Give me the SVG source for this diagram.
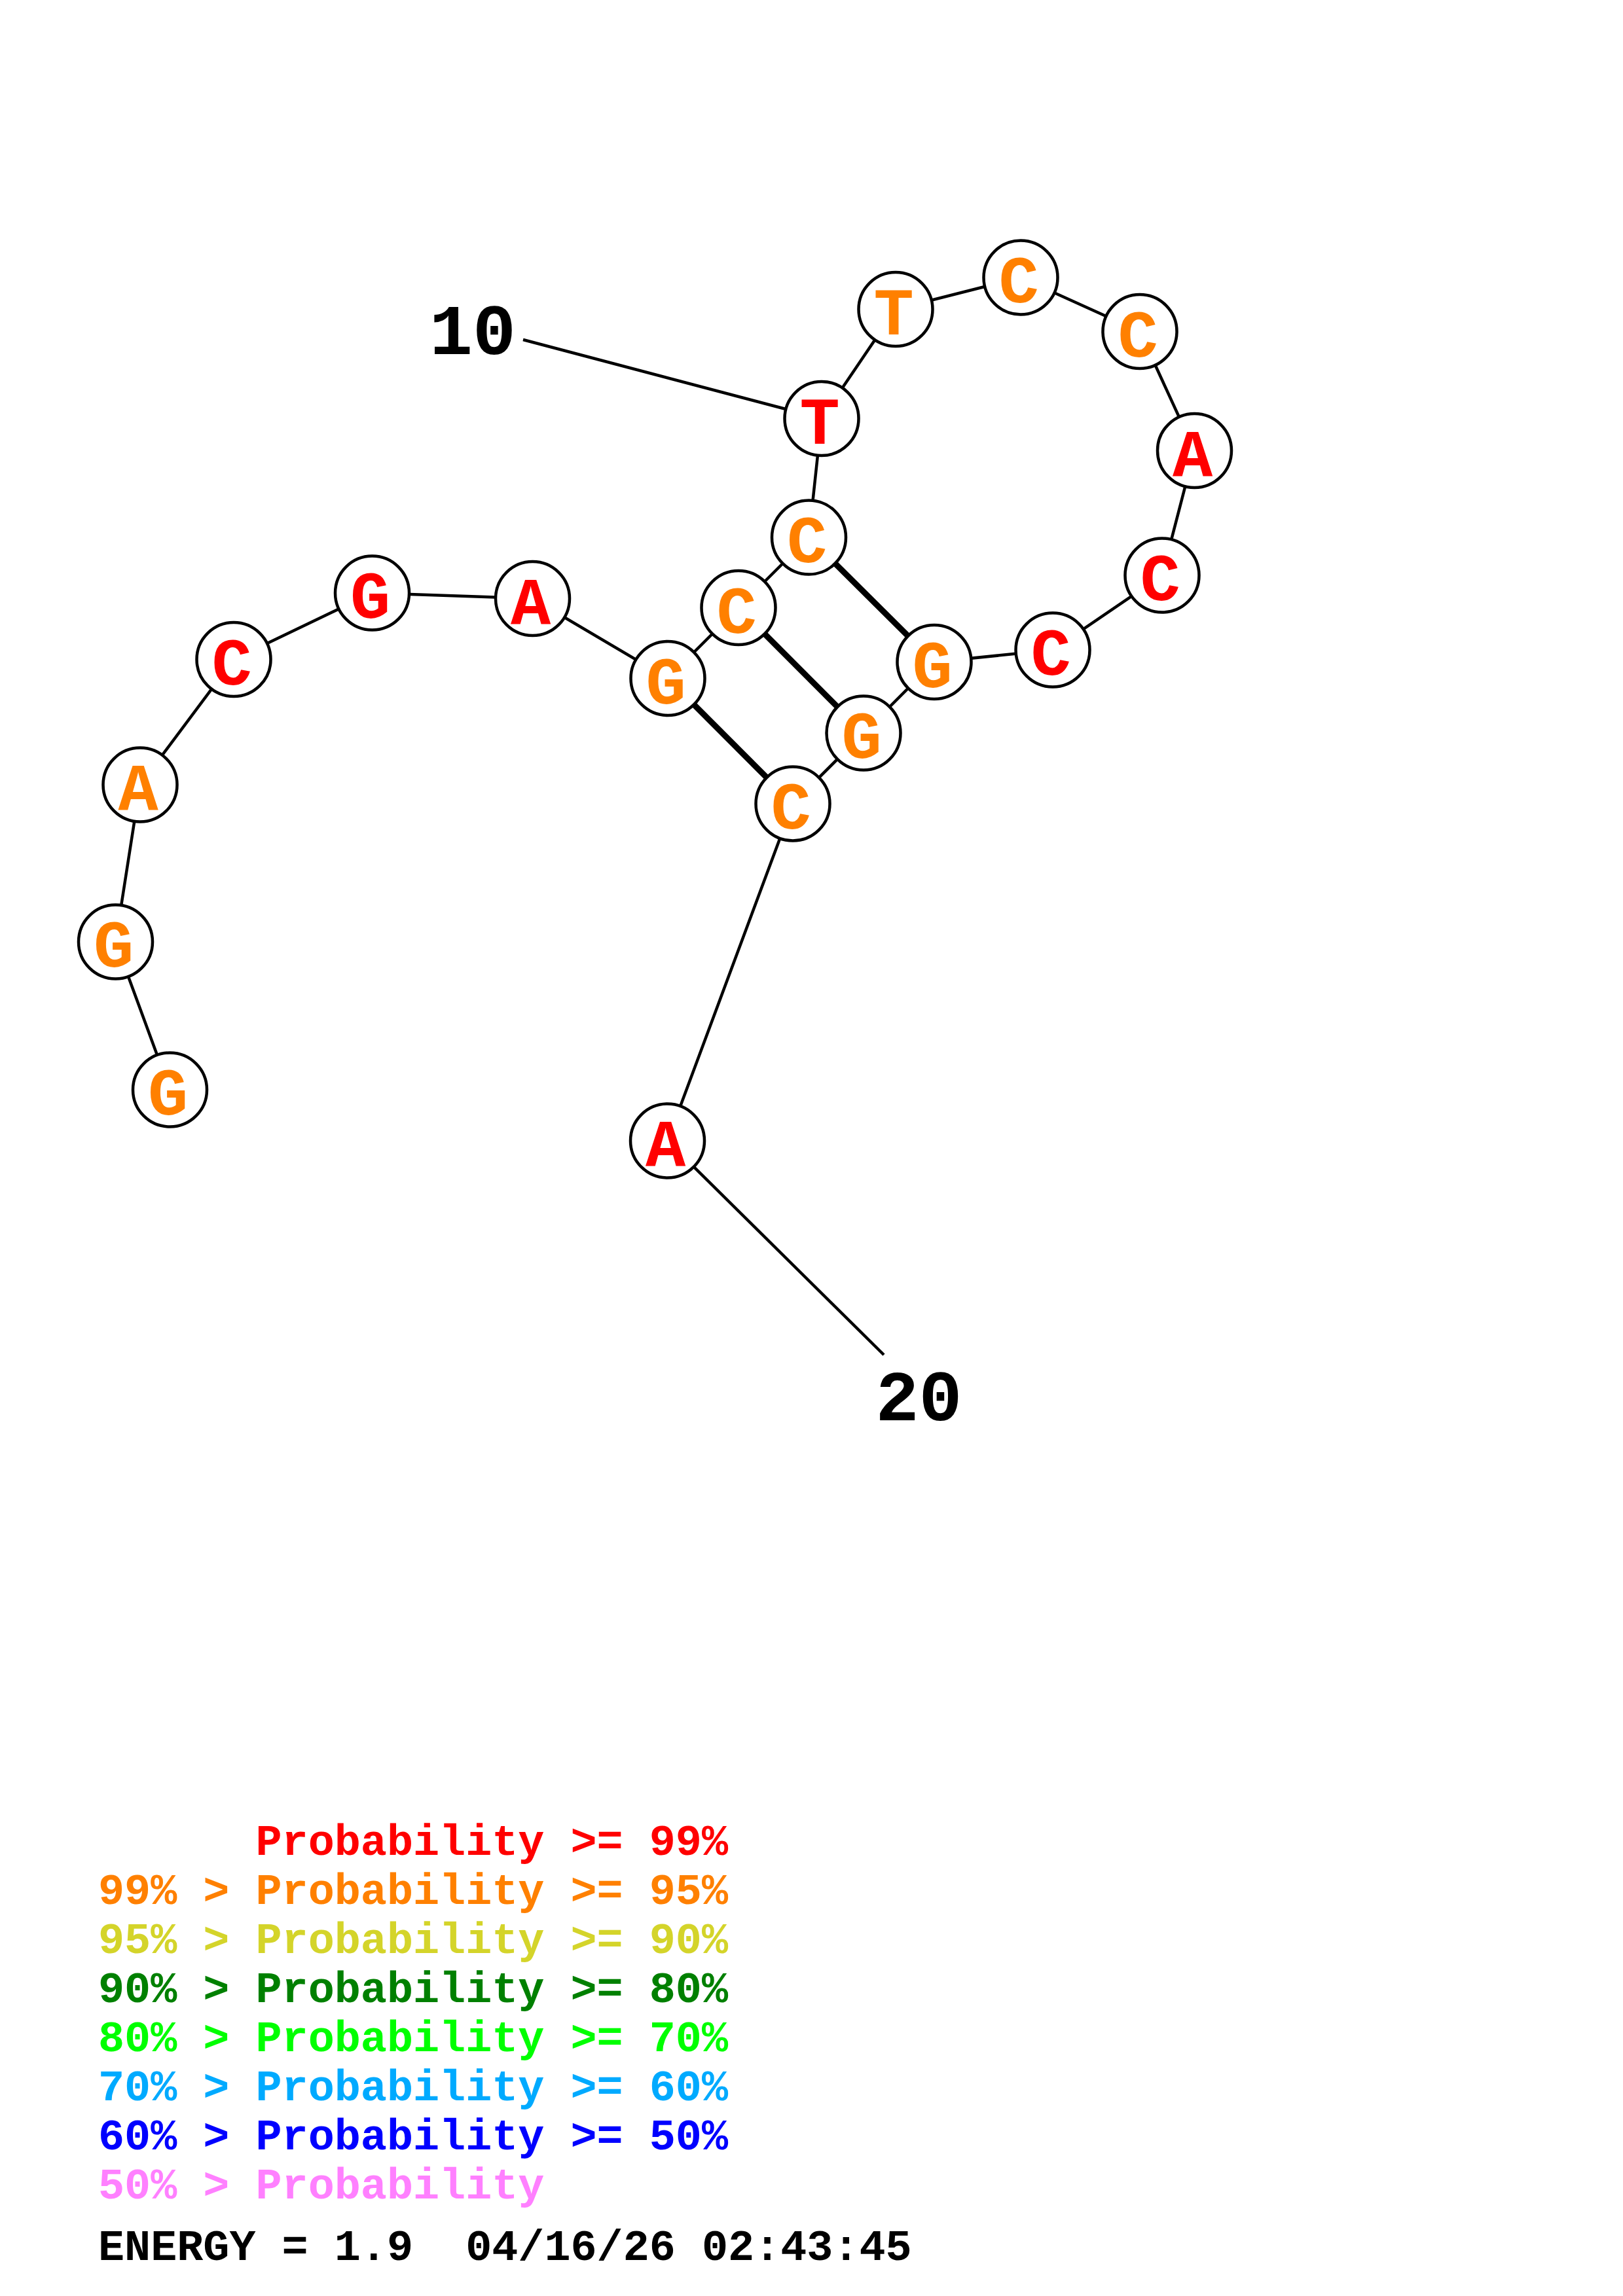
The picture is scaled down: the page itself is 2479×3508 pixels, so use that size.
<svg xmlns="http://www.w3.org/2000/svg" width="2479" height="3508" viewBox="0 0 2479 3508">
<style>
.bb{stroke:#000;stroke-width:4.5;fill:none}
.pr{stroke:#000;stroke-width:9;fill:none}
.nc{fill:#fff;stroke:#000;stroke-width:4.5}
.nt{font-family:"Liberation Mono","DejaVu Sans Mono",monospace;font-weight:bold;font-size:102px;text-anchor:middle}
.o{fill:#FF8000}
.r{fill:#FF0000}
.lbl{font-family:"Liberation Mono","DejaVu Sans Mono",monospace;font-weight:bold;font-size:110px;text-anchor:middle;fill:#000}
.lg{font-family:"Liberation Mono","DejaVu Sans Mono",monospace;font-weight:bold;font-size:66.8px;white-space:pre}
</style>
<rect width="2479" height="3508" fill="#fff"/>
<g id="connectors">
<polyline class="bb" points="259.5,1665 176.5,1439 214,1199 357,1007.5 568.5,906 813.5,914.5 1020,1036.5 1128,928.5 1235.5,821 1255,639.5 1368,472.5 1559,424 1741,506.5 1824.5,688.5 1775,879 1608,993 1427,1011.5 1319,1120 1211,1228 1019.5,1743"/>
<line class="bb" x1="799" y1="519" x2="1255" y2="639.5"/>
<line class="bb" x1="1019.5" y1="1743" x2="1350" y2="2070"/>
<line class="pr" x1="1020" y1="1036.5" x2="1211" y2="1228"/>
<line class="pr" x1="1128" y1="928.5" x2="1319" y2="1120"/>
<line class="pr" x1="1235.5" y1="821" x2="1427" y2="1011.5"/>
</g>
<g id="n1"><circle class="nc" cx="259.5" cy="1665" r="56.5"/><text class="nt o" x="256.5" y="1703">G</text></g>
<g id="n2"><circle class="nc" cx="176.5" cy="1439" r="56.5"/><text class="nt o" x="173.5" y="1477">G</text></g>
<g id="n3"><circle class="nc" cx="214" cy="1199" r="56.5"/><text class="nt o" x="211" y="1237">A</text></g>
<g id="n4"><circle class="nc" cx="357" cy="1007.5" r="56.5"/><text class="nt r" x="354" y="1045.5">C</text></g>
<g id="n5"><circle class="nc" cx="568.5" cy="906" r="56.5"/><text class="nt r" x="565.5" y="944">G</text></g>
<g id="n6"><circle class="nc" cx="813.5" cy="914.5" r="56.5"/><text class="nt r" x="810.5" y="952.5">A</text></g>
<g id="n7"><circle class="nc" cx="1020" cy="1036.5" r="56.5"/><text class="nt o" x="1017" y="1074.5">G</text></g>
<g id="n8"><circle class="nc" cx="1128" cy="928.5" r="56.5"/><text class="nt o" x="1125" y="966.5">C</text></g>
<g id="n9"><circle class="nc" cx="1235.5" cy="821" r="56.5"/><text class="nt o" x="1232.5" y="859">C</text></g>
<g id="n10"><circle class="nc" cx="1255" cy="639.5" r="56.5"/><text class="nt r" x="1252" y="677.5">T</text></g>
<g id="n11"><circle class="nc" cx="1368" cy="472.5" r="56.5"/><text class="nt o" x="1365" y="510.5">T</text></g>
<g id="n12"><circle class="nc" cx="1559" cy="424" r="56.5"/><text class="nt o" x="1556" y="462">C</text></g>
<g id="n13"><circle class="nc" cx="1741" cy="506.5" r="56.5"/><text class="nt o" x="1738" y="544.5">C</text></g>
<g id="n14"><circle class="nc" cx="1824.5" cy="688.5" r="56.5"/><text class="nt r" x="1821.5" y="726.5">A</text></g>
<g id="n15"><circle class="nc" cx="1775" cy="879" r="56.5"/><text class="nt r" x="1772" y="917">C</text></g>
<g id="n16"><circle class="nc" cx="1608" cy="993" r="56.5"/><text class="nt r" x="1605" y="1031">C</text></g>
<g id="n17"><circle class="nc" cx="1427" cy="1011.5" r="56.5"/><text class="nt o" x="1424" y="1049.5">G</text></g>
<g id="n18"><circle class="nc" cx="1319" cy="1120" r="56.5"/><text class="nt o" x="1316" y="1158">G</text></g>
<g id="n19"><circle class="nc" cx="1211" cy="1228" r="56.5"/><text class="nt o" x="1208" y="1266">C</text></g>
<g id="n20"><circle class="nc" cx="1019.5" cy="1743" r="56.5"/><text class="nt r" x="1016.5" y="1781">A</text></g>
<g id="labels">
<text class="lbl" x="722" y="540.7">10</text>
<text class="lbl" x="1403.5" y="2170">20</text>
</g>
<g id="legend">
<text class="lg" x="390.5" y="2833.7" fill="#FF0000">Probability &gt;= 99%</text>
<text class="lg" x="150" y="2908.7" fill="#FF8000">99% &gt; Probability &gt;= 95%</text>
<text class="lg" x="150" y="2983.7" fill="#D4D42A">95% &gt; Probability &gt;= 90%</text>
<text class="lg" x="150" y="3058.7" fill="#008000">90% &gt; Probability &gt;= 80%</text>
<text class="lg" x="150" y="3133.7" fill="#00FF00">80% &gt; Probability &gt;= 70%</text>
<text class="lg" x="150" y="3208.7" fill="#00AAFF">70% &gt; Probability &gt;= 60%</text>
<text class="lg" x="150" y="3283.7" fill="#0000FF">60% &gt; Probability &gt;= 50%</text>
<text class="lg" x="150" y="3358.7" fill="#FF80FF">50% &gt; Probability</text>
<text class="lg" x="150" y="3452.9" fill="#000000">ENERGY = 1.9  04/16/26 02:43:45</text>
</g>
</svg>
○ ○ ○ ○ ○
WHAT YOU ARE ASKED TO DO —
Select every line in the material above where the string "size" occurs, and copy it.

SOLUTION FOR THIS EXERCISE —
The picture is scaled down: the page itself is 2479×3508 pixels, so use that size.
.nt{font-family:"Liberation Mono","DejaVu Sans Mono",monospace;font-weight:bold;font-size:102px;text-anchor:middle}
.lbl{font-family:"Liberation Mono","DejaVu Sans Mono",monospace;font-weight:bold;font-size:110px;text-anchor:middle;fill:#000}
.lg{font-family:"Liberation Mono","DejaVu Sans Mono",monospace;font-weight:bold;font-size:66.8px;white-space:pre}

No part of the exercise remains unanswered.